The Lennox Passage Lift Bridge has been experiencing ongoing issues since the winter.

The Department of Transportation and Infrastructure Renewal (DTIR) deserves criticism for its inability to repair the Lennox Passage Lift Bridge before the start of the boating season.

Recently, Lennox Passage Yacht Club commodore Teddy Poirier said he was told by Cape Breton-Richmond MLA Alana Paon that the only span to Isle Madame is still not able to open for vessels.

Without any tenders from the DTIR, Poirier said it’s hard to see how any work will be finished on time with less than a month go to before the start of the season.

Poirier said he received calls last December from boaters in the United States and New Brunswick curious about the state of the bridge and whether it will be ready.

Aside from his group, Poirier said local restaurants like the Groundswell in D’Escousse, and local stores, as well as groups like the St. Peter’s Marina, will all suffer if boats are unable to pass through.

The department responded that the bridge has experienced ongoing issues with the lift span. Temporary repairs have been completed on the lift deck, but the bridge will not be able to accommodate all marine traffic until more permanent repairs take place.
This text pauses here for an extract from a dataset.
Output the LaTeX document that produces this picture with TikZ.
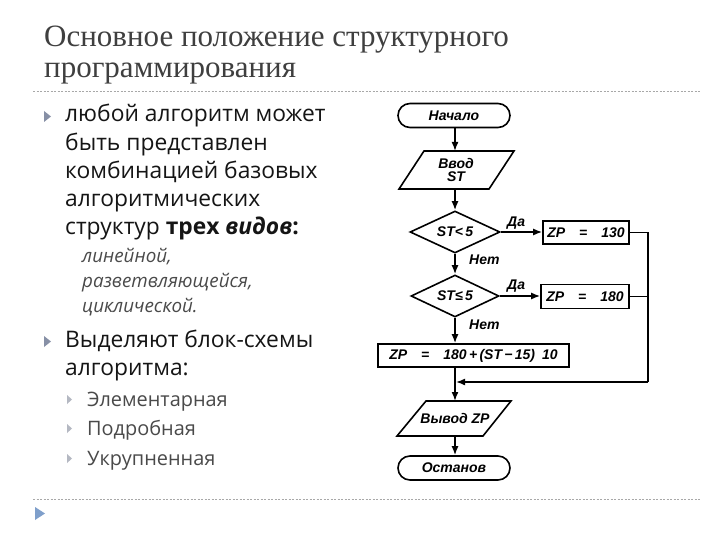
\documentclass[tikz,border=0pt]{standalone}
\usepackage{fontspec}
\setmainfont{Open Sans}
\newfontfamily\titlefont{Liberation Serif}
\newfontfamily\fcfont{Liberation Sans}
\usetikzlibrary{shapes.geometric,arrows.meta}
\definecolor{titlegray}{HTML}{3F3F3F}
\definecolor{bodytext}{HTML}{151515}
\definecolor{subgray}{HTML}{4A4A4A}
\definecolor{bulletgray}{HTML}{8790A6}
\definecolor{subbullet}{HTML}{B4B8C2}
\definecolor{bulletblue}{HTML}{7F9FCB}
\definecolor{rulegray}{HTML}{A8A8A8}
\begin{document}
\begin{tikzpicture}[x=1pt,y=-1pt,
  titletext/.style={anchor=base west,inner sep=0pt,text=titlegray,font=\titlefont\fontsize{31}{36}\selectfont},
  bodyline/.style={anchor=base west,inner sep=0pt,text=bodytext,font=\fontsize{22.8}{27}\selectfont},
  subline/.style={anchor=base west,inner sep=0pt,text=subgray,font=\itshape\fontsize{18.8}{22}\selectfont},
  sub2line/.style={anchor=base west,inner sep=0pt,text=subgray,font=\fontsize{19.9}{23}\selectfont},
  rulestyle/.style={rulegray,line width=0.8pt,dash pattern=on 2pt off 1.5pt},
  fcline/.style={line width=1.6pt,black},
  fctext/.style={inner sep=0pt,font=\fcfont\bfseries\itshape\fontsize{14}{15}\selectfont},
  fcarrow/.style={fcline,-{Latex[length=9pt,width=7pt]}},
  termbox/.style={fctext,draw,fcline,rounded corners=12pt,minimum width=112pt,minimum height=24pt},
  procbox/.style={fctext,draw,fcline,minimum height=23pt},
  decbox/.style={fctext,draw,fcline,shape=diamond,aspect=2,inner sep=0pt,minimum width=90pt,minimum height=42pt},
  lbl/.style={fctext,anchor=base west}
]
\useasboundingbox (0,0) rectangle (720,540);
\fill[white] (0,0) rectangle (720,540);

% title
\node[titletext] (t1) at (44,47) {Основное положение структурного};
\node[titletext] (t2) at (44,78) {программирования};
\draw[rulestyle] (33,91) -- (700,91);
\draw[rulestyle] (33,499) -- (700,499);
\fill[bulletblue] (35,507) -- (45,513.5) -- (35,520) -- cycle;

% left text
\fill[bulletgray] (44,111) -- (51,116.5) -- (44,122) -- cycle;
\node[bodyline] (l1) at (65,122) {любой алгоритм может};
\node[bodyline] (l2) at (65,151) {быть представлен};
\node[bodyline] (l3) at (65,179) {комбинацией базовых};
\node[bodyline] (l4) at (65,207) {алгоритмических};
\node[bodyline] (l5) at (65,235) {структур \textbf{трех \textit{видов}:}};
\node[subline] (s1) at (82,262) {линейной,};
\node[subline] (s2) at (82,287) {разветвляющейся,};
\node[subline] (s3) at (82,312) {циклической.};
\fill[bulletgray] (44,336) -- (51,341.5) -- (44,347) -- cycle;
\node[bodyline] (m1) at (65,347) {Выделяют блок-схемы};
\node[bodyline] (m2) at (65,375) {алгоритма:};
\fill[subbullet] (67,395) -- (72,399.5) -- (67,404) -- cycle;
\node[sub2line] (e1) at (87,406) {Элементарная};
\fill[subbullet] (67,424) -- (72,428.5) -- (67,433) -- cycle;
\node[sub2line] (e2) at (87,435) {Подробная};
\fill[subbullet] (67,454) -- (72,458.5) -- (67,463) -- cycle;
\node[sub2line] (e3) at (87,465) {Укрупненная};

% flowchart
\node[termbox] (start) at (454,115.5) {Начало};
\draw[fcline] (424,151) -- (514,151) -- (489,189) -- (399,189) -- cycle;
\node[fctext,align=center] (inp) at (456,170) {Ввод\\[-2pt]ST};
\coordinate (inpT) at (455,151);
\coordinate (inpB) at (455,189);
\node[decbox] (d1) at (455,232) {ST<\,5};
\node[procbox,minimum width=86pt] (b1) at (586,232.5) {ZP\quad=\quad130};
\node[decbox,minimum width=88pt] (d2) at (455,296) {ST≤\,5};
\node[procbox,minimum width=88pt,minimum height=24pt] (b2) at (585,296.5) {ZP\quad=\quad180};
\node[procbox,minimum width=191pt] (b3) at (473.5,355.5) {ZP\quad=\quad180\,+\,(ST\,−\,15)\enspace10};
\draw[fcline] (426,401) -- (511,401) -- (483,436) -- (397,436) -- cycle;
\node[fctext] (out) at (455,418.5) {Вывод ZP};
\coordinate (outT) at (455,401);
\coordinate (outB) at (455,436);
\node[termbox] (stop) at (454,468) {Останов};
\coordinate (rtop) at (648,232.5);
\coordinate (rmid) at (648,296.5);
\coordinate (rbot) at (648,382);
\coordinate (join) at (456,382);

\draw[fcarrow] (start.south -| inpT) -- (inpT);
\draw[fcarrow] (inpB) -- (d1.north);
\draw[fcarrow] (d1.east) -- (d1.east -| b1.west);
\draw[fcarrow] (d1.south) -- (d2.north);
\draw[fcarrow] (d2.east) -- (d2.east -| b2.west);
\draw[fcarrow] (d2.south) -- (d2.south |- b3.north);
\draw[fcarrow] (b3.south -| outT) -- (outT);
\draw[fcarrow] (outB) -- (stop.north -| outB);
\draw[fcline] (b1.east) -- (rtop) -- (rbot);
\draw[fcline] (b2.east) -- (rmid);
\draw[fcarrow] (rbot) -- (join);

\node[lbl] (da1) at (507,226) {Да};
\node[lbl] (da2) at (507,289) {Да};
\node[lbl] (net1) at (469,264) {Нет};
\node[lbl] (net2) at (469,329) {Нет};
\end{tikzpicture}
\end{document}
With an 18-foot clearance capacity at high tide and a 24-foot clearance at low tide, smaller sailboats and fishing boats will be able to pass under the bridge, according to the DTIR.

While maintaining that the bridge remains safe for motorists, the DTIR plans to issue a tender soon and conduct work this summer. Work will include repairs to the deck, steel work underneath the bridge, structural, concrete and mechanical repairs, and a replacement of the joints.

Given the amount of work required, the fact that the bridge has been in disrepair for months, and the importance of the span to motorists, fishermen, groups, businesses, and boaters, this work should have been tendered and started weeks ago.

Back on January 10, the DTIR confirmed that the speed limit on the bridge was reduced to 20 kilometres an hour to reduce the impact to the bridge until the joints were repaired. The DTIR explained at the time that they noticed increased vibrations coming from one of the joints on the bridge platform.

Problems continued with the span into the spring, as a rear-end collision on the span on April 27 was blamed on the lack of proper signage warning motorists to reduce their speed because there were continuing issues with the bridge joints.

The work prescribed by the department is detailed, complicated work that will take time, so it is inconceivable that the DTIR would wait so long to even issue a tender and get it underway.

Then there is the inevitably negative impact on tourism; if visitors don’t feel welcome or are not provided adequate infrastructure while here, they will either not return or not recommend this area to others.

In addition to the cost to local boat clubs and marinas, this also will hurt local stores, restaurants and other businesses, by forcing boaters to take alternate routes, completely by-passing this area with their tourist dollars.

The biggest reason to get this work started and completed as soon as possible is that this bridge is the only link between Isle Madame and the rest of Cape Breton Island. The safety, social, economic, and practical reasons to have a reliable, fully working bridge to serve an island of more than 3,000 people are obvious.

While time has passed and that can’t be helped, there is still time to salvage this boating season with a timely issuing of tenders and an immediate start to work.

Otherwise, the province is badly failing the many people who rely on this bridge.